Tom Buhrow, aber auch Yvette Gerner, Intendantin von Radio Bremen, und Kai Gniffke, SWR-Chef und von 2023 an ARD-Vorsitzender, suchten jeden Eindruck zu zerstreuen, dass in den Anstalten nach den bekanntgewordenen Vorgängen von Vetternwirtschaft bis zur Einseitigkeit in der Berichterstattung schlichtweg zur Tagesordnung übergegangen wird. Buhrow regte einen „Generationenvertrag“ an, sprich eine Verständigung in der Gesellschaft darüber, was der öffentlich-rechtliche Rundfunk an Programmen zu leisten habe. Es könne nicht länger sein, dass immer nach „schlankeren Anstalten“ gerufen werde und sobald eine Programmkürzung angekündigt werde, sogleich sich Protest erhebe. „Klar ist doch: Ein unveränderter Programmauftrag und keinerlei Erhöhung der Etats gehen nicht zusammen.“

Denn auch das kommt dazu: Die ausgreifende Digitalisierung zwingt die ARD dazu, noch für mehrere Jahre zugleich in lineare wie Online-Ausspielwege zu investieren. ARD-Programmdirektorin Christine Strobl merkte an, dass 2021 das Sehvolumen in der Mediathek um 80 Prozent gesteigert werden konnte. Eine jetzt installierte „AG Umschichtung“ soll bis Jahresende vorschlagen, was künftig an linearen und digitalen Programmen aus den ARD-Häusern kommen solle.

Was die neu installierte Interimsintendantin des RBB, die vormalige WDR-Verwaltungsdirektorin Katrin Vernau, ihren Kolleginnen und Kollegen über die aktuelle Verfassung der ARD-Anstalt für Berlin und Brandenburg berichtet hat? Offenbar nichts, Vernau sollte erst am Donnerstag ihr Arbeit im RBB aufnehmen. Die ARD will ihre Intendantensitzungen wieder gemeinsam mit dem RBB abhalten. Buhrow sagte, dass Treffen ohne den RBB nun der Vergangenheit angehörten. „Das ist jetzt für uns erledigt.“ Der bislang amtierende Intendant und Programmdirektor Jan Schulte-Kellinghaus, sei bei der aktuellen Sitzung dabei gewesen sei. Buhrow merkte weiter an, dass sich bei der verbliebenen RBB-Geschäftsleitung die Transparenz aus ARD-Sicht etwas verbessert habe.
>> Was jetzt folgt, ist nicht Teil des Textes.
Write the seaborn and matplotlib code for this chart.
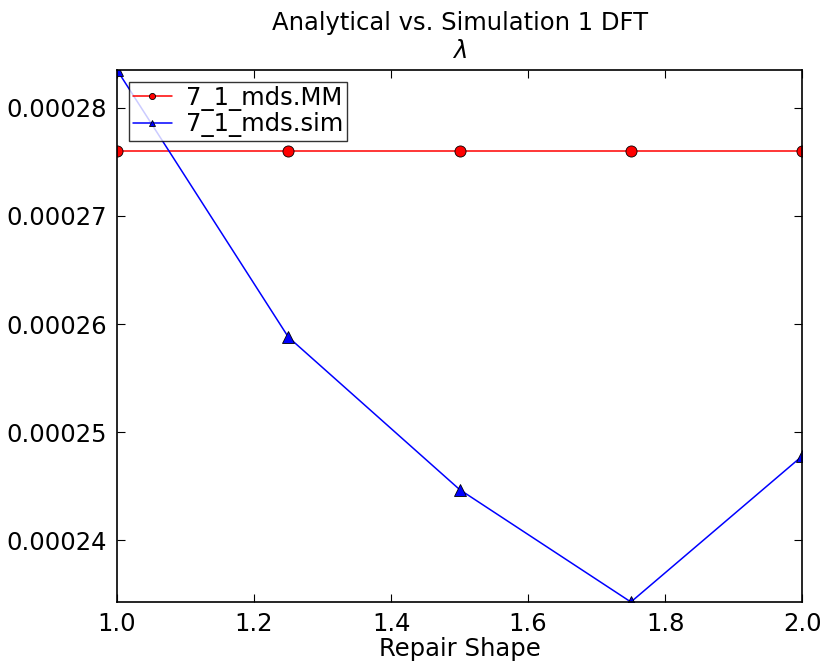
import matplotlib
matplotlib.use("Agg")
import matplotlib.pyplot as plt
import seaborn as sns
import pandas as pd

x_vals = [1.0, 1.25, 1.5, 1.75, 2.0]
mm_vals = [0.0002760, 0.0002760, 0.0002760, 0.0002760, 0.0002760]
sim_vals = [0.0002835, 0.0002588, 0.0002447, 0.0002343, 0.0002478]
labels = ["7_1_mds.MM", "7_1_mds.sim"]

sns.set_style("white")
plt.rcParams['font.family'] = ['DejaVu Sans']
plt.rcParams['text.color'] = 'black'
plt.rcParams['axes.labelcolor'] = 'black'
plt.rcParams['xtick.color'] = 'black'
plt.rcParams['ytick.color'] = 'black'

fig = plt.figure(figsize=(8.27, 6.7), dpi=100)
ax = fig.add_axes([0.1415, 0.1015, 0.8285, 0.794])

df_mm = pd.DataFrame({"x": x_vals, "y": mm_vals})
df_sim = pd.DataFrame({"x": x_vals, "y": sim_vals})
sns.lineplot(data=df_mm, x="x", y="y", ax=ax, color="red", marker="o", markersize=8,
             markeredgecolor="black", markeredgewidth=0.6, linewidth=1.1, label=labels[0])
sns.lineplot(data=df_sim, x="x", y="y", ax=ax, color="blue", marker="^", markersize=8,
             markeredgecolor="black", markeredgewidth=0.6, linewidth=1.1, label=labels[1])

ax.set_xlim(1.0, 2.0)
ax.set_ylim(min(sim_vals), max(sim_vals))
ax.set_xticks([1.0, 1.2, 1.4, 1.6, 1.8, 2.0])
ax.set_xticklabels(["1.0", "1.2", "1.4", "1.6", "1.8", "2.0"])
ax.set_yticks([0.00024, 0.00025, 0.00026, 0.00027, 0.00028])
ax.set_yticklabels(["0.00024", "0.00025", "0.00026", "0.00027", "0.00028"])
ax.tick_params(axis='both', labelsize=17.5, length=6, width=0.8, direction='in',
               top=True, right=True, bottom=True, left=True, pad=7, colors='black')
for s in ax.spines.values():
    s.set_color("black")
    s.set_linewidth(1.2)
ax.set_xlabel("Repair Shape", fontsize=17.5, labelpad=1, color='black')
ax.set_ylabel("")
ax.set_title("Analytical vs. Simulation 1 DFT\n$\\lambda$", fontsize=17.5, pad=9, color='black')

leg = ax.legend(loc="upper left", fontsize=17.5, frameon=True, fancybox=False,
                borderpad=0.15, labelspacing=0.05, handlelength=1.6, handletextpad=0.6,
                borderaxespad=0.5, markerscale=0.55)
leg.get_frame().set_edgecolor("black")
leg.get_frame().set_linewidth(1.0)
for t in leg.get_texts():
    t.set_color("black")

fig.savefig("out.png", dpi=100)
Nach der von CDU-Chef Friedrich Merz in Richtung öffentlich-rechtlichen Rundfunk gesetzten Spitze zur angemeldeten „stolzen Zahl“ von 58 Redakteurinnen und Redakteuren auf dem Parteitag am Wochenende spricht die ARD über Synergien. Tom Buhrow sagte, man bitte die ARD-Chefredakteurskonferenz, sich damit zu befassen, ob eine Stelle künftig zentral solche Ereignisse koordinieren sollte.

Schon am Mittwoch bestimmte die in Bremen tagende ARD-Konferenz SWR-Chef Kai Gniffke zum neuen ARD-Vorsitzenden. Er übernimmt das Amt zum Jahreswechsel. So lange bleibt der Tom Buhrow, kommissarischer ARD-Chef. Er sprang nach dem Rücktritt von RBB-Intendantin Patricia Schlesinger ein. Gegen Schlesinger, ihren Ehemann Gerhard Spörl und den mittlerweile zurückgetretenen RBB-Verwaltungsratschef Wolf-Dieter Wolf ermittelt die Berliner Generalstaatsanwaltschaft. Dabei geht es um den Verdacht der Untreue und der Vorteilsnahme.